• Information shown:
╔══

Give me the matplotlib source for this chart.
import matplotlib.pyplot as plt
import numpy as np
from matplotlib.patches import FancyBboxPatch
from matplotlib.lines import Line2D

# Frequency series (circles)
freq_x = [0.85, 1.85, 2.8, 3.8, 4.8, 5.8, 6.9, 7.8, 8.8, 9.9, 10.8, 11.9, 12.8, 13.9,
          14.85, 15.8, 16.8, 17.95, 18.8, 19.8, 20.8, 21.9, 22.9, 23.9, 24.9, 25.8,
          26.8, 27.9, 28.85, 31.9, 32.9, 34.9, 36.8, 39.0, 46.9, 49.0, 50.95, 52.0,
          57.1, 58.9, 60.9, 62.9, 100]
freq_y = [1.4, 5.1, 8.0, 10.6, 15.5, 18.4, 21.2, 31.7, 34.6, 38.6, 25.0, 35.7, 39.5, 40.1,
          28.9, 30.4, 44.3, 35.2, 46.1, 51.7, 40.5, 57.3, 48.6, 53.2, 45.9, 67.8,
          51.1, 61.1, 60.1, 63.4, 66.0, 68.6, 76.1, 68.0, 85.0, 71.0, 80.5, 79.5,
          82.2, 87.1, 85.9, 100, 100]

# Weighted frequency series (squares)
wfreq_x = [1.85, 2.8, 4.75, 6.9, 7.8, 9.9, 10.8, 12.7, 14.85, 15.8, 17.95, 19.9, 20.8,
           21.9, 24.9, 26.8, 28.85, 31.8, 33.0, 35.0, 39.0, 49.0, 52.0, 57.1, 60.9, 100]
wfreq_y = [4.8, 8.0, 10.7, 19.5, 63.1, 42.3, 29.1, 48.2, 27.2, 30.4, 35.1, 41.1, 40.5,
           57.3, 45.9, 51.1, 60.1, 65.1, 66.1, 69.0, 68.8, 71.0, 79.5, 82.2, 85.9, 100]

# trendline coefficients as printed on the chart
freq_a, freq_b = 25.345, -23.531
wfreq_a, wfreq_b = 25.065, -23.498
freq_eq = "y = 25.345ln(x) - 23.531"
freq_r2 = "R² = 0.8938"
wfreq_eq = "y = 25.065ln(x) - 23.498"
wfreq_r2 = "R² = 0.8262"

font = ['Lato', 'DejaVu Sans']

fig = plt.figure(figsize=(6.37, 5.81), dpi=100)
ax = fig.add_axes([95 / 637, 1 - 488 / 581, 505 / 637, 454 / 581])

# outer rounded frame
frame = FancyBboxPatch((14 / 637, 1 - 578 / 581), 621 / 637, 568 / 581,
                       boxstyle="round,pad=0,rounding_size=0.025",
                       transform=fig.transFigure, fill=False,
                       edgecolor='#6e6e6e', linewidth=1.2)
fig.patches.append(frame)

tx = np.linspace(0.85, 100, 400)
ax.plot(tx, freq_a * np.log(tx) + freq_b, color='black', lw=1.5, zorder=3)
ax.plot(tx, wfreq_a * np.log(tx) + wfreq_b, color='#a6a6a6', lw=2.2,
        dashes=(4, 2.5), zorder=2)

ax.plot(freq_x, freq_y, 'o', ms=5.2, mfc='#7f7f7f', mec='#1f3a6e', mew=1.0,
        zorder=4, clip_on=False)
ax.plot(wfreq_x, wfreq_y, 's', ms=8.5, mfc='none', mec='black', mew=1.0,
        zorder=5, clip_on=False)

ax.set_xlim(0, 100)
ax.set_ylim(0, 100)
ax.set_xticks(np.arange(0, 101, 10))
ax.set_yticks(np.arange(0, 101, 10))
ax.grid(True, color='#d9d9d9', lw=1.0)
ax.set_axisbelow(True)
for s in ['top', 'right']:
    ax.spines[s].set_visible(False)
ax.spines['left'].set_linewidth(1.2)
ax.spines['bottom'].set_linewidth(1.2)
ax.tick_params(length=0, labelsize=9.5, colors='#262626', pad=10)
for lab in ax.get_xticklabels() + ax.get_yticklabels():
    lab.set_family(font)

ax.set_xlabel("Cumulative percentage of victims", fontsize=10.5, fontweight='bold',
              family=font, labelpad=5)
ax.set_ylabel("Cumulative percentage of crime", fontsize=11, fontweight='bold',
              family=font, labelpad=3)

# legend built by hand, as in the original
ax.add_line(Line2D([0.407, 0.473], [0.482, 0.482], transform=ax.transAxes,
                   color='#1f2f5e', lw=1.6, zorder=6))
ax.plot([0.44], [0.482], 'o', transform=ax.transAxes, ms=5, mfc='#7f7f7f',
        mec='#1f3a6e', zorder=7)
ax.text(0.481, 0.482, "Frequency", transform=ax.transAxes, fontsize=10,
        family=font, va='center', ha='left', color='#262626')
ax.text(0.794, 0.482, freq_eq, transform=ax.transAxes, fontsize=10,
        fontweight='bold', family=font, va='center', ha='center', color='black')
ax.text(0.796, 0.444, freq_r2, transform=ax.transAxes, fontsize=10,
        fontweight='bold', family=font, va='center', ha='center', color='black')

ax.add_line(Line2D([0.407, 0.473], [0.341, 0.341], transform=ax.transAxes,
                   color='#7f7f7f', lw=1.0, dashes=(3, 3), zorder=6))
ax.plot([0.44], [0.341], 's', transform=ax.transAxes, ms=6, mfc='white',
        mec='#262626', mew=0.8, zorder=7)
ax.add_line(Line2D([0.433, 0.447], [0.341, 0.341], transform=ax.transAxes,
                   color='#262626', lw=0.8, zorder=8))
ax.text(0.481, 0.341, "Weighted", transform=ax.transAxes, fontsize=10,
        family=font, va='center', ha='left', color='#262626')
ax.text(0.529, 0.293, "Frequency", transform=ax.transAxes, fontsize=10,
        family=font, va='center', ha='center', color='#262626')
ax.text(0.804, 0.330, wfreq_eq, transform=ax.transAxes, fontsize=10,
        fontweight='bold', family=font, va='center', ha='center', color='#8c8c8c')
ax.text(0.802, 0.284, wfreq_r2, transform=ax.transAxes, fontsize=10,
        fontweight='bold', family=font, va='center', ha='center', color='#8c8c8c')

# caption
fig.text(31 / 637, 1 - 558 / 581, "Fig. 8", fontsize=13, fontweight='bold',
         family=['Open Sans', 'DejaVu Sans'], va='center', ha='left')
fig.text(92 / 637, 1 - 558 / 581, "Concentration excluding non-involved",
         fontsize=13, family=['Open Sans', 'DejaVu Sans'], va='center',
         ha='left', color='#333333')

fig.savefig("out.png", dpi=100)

╚══

• Required work:
Tally the lines of the data that hold the string "chart". Answer with the number and nothing more.

• Completed task:
2